Plaintiff, the registered owner, tendered $200 to defendant for the release of the car. Defendant accepted the $200 but kept the automobile. It is plaintiff's contention that this amounted to conversion of the automobile.

The trial court, on the complaint, entered judgment for plaintiff in the sum of $2,600 principal, $1,000 exemplary damages and $250 attorney's fees.

The question to be determined on this appeal is: Does the holder of a possessory lien for a debt exceeding $200, who has not notified the legal owner pursuant to section 3068, subdivision (b), of the Civil Code, have a right to retain the vehicle when the registered owner, who ordered the work performed, has tendered the sum of $200?

Another way of stating the same question is this: Does the invalidation of the lien provided by section 3068, subdivision (b), of the Civil Code inure to the benefit of the registered owner of the automobile as well as to the benefit of the legal owner?

[1] It is our opinion that the provisions of section 3068, subdivision (b), of the Civil Code inure only to the benefit of the legal owner and that a registered owner, who placed the car in the lien claimant's possession and who ordered the work performed, must pay the entire amount of the bill in order to obtain release of the automobile.

Few California cases directly interpret the code section involved.
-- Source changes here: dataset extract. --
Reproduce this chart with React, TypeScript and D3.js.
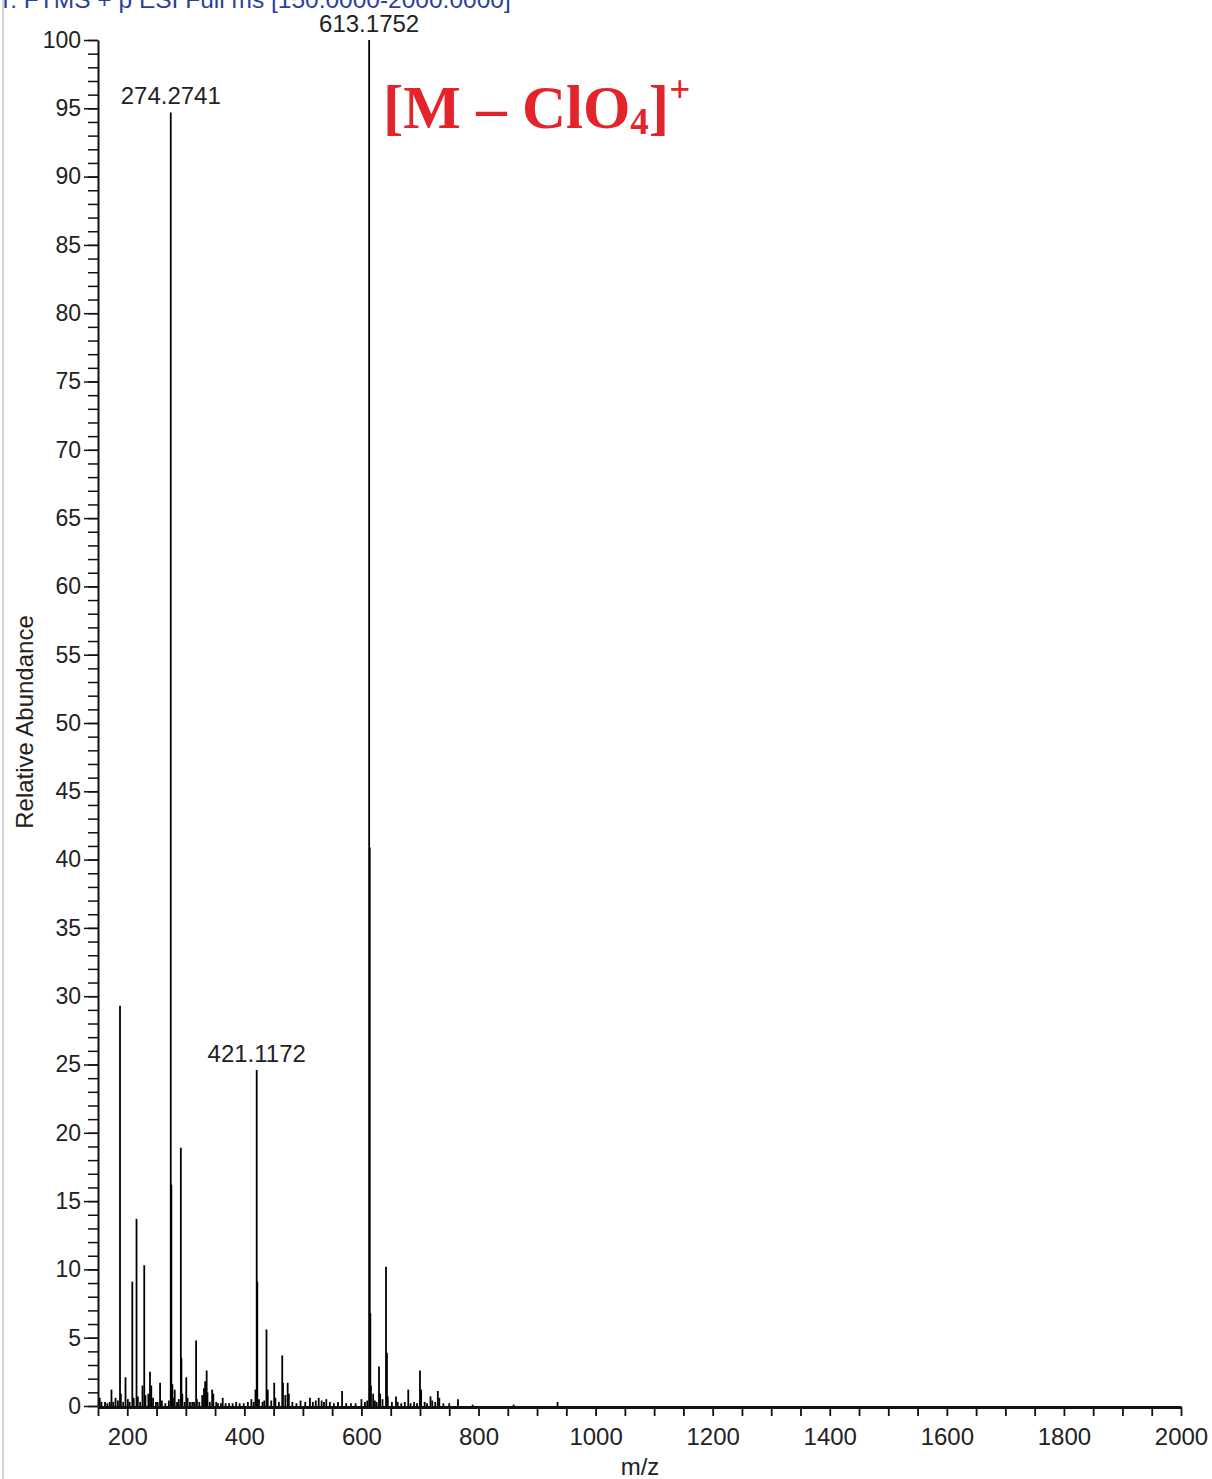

Those which do interpret it refer to former sections 3051 and 3051a of the Civil Code. They were for the purposes of this case substantially the same as sections 3068, subdivision [253 Cal. App. 2d Supp. 1081] (a), and 3068, subdivision (b), of the Civil Code and the latter code sections will be used in this opinion.

Section 3068, subdivision (a), provides in substance that a repairman has a lien for the compensation to which he is legally entitled. It is this subsection which creates the lien.

Section 3068, subdivision (b), which is set forth above provides that that portion of the lien in excess of $200 is invalid in certain circumstances.

As previously paraphrased the question before us is, as to whom is it invalid? If there were no cases interpreting this section it might well be argued that by saying that the lien was invalid the Legislature meant to apply it in every case where $200 was tendered. Appellant contends that the meaning of the section is that it is invalid only as to the legal owner.

In Hackett v. California Laundry, 7 Cal. App. 2d Supp. 757, 760 [45 P.2d 833], the appellate division of the superior court said, referring to the then section 3051a: "This section does not purport to create any liens [citations] but rather to provide a procedure by which certain liens ... may be made effective against the owner of the property by giving notice to the owner if his address is known." (Italics added.)

Similarly, in Hessel v. Pickwick Stages System, Inc., 100 Cal. App. 682, 684 [280 P. 1016], the court discussed the validity of a lien in excess of the then statutory amount of $100. The court said: "Later the defendant Wren rendered services of the admitted value of $128.37. Before rendering those services the legal owner was not notified. Subject to the objection of the legal owner, Wren's claim was valid to the full amount. (Civ. Code, ยง 3051.) As to the legal owner that statement must be qualified by virtue of the provisions of section 3051a [now 3068, subdivision (b)] of the Civil Code." (Italics added.)

These opinions indicate to us that the courts of this state have previously interpreted section 3068, subdivision (b), of the Civil Code and its predecessor to mean that the provisions of that section inure only to the benefit of the legal owner.

We state further that it seems entirely reasonable to us that the registered owner of a motor vehicle who is in possession of it should be subjected to the full amount of any lien created by his own act of delivering it to a repairman and ordering its repair.

The judgment on the complaint is therefore reversed.